## Start DATA SHOWN
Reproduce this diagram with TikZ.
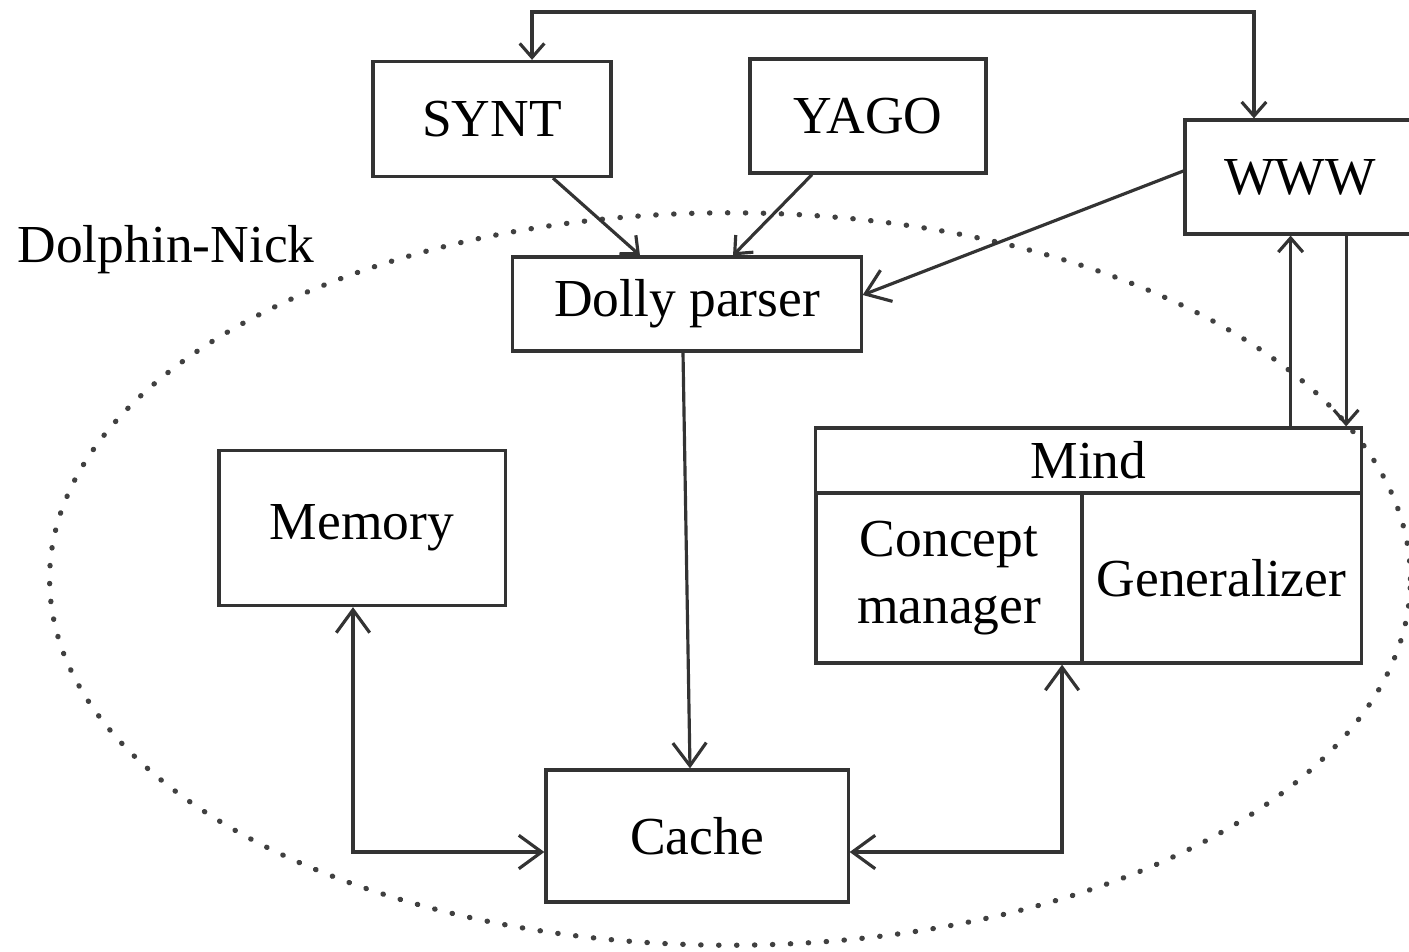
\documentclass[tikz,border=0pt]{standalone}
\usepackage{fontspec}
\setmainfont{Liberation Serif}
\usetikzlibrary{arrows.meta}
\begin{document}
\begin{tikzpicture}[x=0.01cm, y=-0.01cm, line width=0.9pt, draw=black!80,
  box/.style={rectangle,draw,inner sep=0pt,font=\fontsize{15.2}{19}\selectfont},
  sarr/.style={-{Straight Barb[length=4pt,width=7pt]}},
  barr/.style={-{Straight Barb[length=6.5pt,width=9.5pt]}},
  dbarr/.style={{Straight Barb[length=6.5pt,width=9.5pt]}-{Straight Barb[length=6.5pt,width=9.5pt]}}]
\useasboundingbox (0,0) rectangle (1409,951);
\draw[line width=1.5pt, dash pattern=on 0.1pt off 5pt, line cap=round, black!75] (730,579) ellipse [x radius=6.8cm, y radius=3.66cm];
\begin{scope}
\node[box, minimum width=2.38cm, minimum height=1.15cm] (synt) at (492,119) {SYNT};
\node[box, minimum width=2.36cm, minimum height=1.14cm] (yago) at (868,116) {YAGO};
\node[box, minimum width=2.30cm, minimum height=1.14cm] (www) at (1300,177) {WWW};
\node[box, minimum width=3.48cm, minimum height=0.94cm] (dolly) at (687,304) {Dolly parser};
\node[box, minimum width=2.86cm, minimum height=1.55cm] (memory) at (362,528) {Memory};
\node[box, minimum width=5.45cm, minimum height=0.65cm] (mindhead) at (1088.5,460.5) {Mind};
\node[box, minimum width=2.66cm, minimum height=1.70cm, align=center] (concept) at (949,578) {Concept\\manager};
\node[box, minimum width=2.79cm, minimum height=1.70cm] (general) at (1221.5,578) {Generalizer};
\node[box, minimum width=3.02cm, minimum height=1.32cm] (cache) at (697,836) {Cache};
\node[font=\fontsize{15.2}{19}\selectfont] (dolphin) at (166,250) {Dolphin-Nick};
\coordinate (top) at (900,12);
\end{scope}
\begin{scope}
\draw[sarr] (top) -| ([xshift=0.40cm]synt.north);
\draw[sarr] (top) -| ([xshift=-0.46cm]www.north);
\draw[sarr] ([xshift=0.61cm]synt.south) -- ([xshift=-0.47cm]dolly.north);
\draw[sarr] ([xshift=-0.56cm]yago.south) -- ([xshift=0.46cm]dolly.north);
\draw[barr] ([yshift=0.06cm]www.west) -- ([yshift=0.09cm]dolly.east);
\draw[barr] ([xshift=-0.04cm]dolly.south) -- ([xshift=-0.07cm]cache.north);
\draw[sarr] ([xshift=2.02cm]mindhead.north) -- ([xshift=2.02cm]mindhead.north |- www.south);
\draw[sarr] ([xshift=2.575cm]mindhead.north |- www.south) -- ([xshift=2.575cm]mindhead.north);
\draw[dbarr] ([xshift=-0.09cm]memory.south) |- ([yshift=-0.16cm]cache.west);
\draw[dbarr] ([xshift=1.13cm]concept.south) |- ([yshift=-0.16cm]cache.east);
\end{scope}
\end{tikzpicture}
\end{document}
## End DATA SHOWN
**PROMPT:** Repeat the data exactly, dropping every picture it holds.

**SOLUTION TO THIS PROBLEM:**
Reproduce this diagram with TikZ.
\documentclass[tikz,border=0pt]{standalone}
\usepackage{fontspec}
\setmainfont{Liberation Serif}
\usetikzlibrary{arrows.meta}
\begin{document}
\begin{tikzpicture}[x=0.01cm, y=-0.01cm, line width=0.9pt, draw=black!80,
  box/.style={rectangle,draw,inner sep=0pt,font=\fontsize{15.2}{19}\selectfont},
  sarr/.style={-{Straight Barb[length=4pt,width=7pt]}},
  barr/.style={-{Straight Barb[length=6.5pt,width=9.5pt]}},
  dbarr/.style={{Straight Barb[length=6.5pt,width=9.5pt]}-{Straight Barb[length=6.5pt,width=9.5pt]}}]
\useasboundingbox (0,0) rectangle (1409,951);
\draw[line width=1.5pt, dash pattern=on 0.1pt off 5pt, line cap=round, black!75] (730,579) ellipse [x radius=6.8cm, y radius=3.66cm];
\begin{scope}
\node[box, minimum width=2.38cm, minimum height=1.15cm] (synt) at (492,119) {SYNT};
\node[box, minimum width=2.36cm, minimum height=1.14cm] (yago) at (868,116) {YAGO};
\node[box, minimum width=2.30cm, minimum height=1.14cm] (www) at (1300,177) {WWW};
\node[box, minimum width=3.48cm, minimum height=0.94cm] (dolly) at (687,304) {Dolly parser};
\node[box, minimum width=2.86cm, minimum height=1.55cm] (memory) at (362,528) {Memory};
\node[box, minimum width=5.45cm, minimum height=0.65cm] (mindhead) at (1088.5,460.5) {Mind};
\node[box, minimum width=2.66cm, minimum height=1.70cm, align=center] (concept) at (949,578) {Concept\\manager};
\node[box, minimum width=2.79cm, minimum height=1.70cm] (general) at (1221.5,578) {Generalizer};
\node[box, minimum width=3.02cm, minimum height=1.32cm] (cache) at (697,836) {Cache};
\node[font=\fontsize{15.2}{19}\selectfont] (dolphin) at (166,250) {Dolphin-Nick};
\coordinate (top) at (900,12);
\end{scope}
\begin{scope}
\draw[sarr] (top) -| ([xshift=0.40cm]synt.north);
\draw[sarr] (top) -| ([xshift=-0.46cm]www.north);
\draw[sarr] ([xshift=0.61cm]synt.south) -- ([xshift=-0.47cm]dolly.north);
\draw[sarr] ([xshift=-0.56cm]yago.south) -- ([xshift=0.46cm]dolly.north);
\draw[barr] ([yshift=0.06cm]www.west) -- ([yshift=0.09cm]dolly.east);
\draw[barr] ([xshift=-0.04cm]dolly.south) -- ([xshift=-0.07cm]cache.north);
\draw[sarr] ([xshift=2.02cm]mindhead.north) -- ([xshift=2.02cm]mindhead.north |- www.south);
\draw[sarr] ([xshift=2.575cm]mindhead.north |- www.south) -- ([xshift=2.575cm]mindhead.north);
\draw[dbarr] ([xshift=-0.09cm]memory.south) |- ([yshift=-0.16cm]cache.west);
\draw[dbarr] ([xshift=1.13cm]concept.south) |- ([yshift=-0.16cm]cache.east);
\end{scope}
\end{tikzpicture}
\end{document}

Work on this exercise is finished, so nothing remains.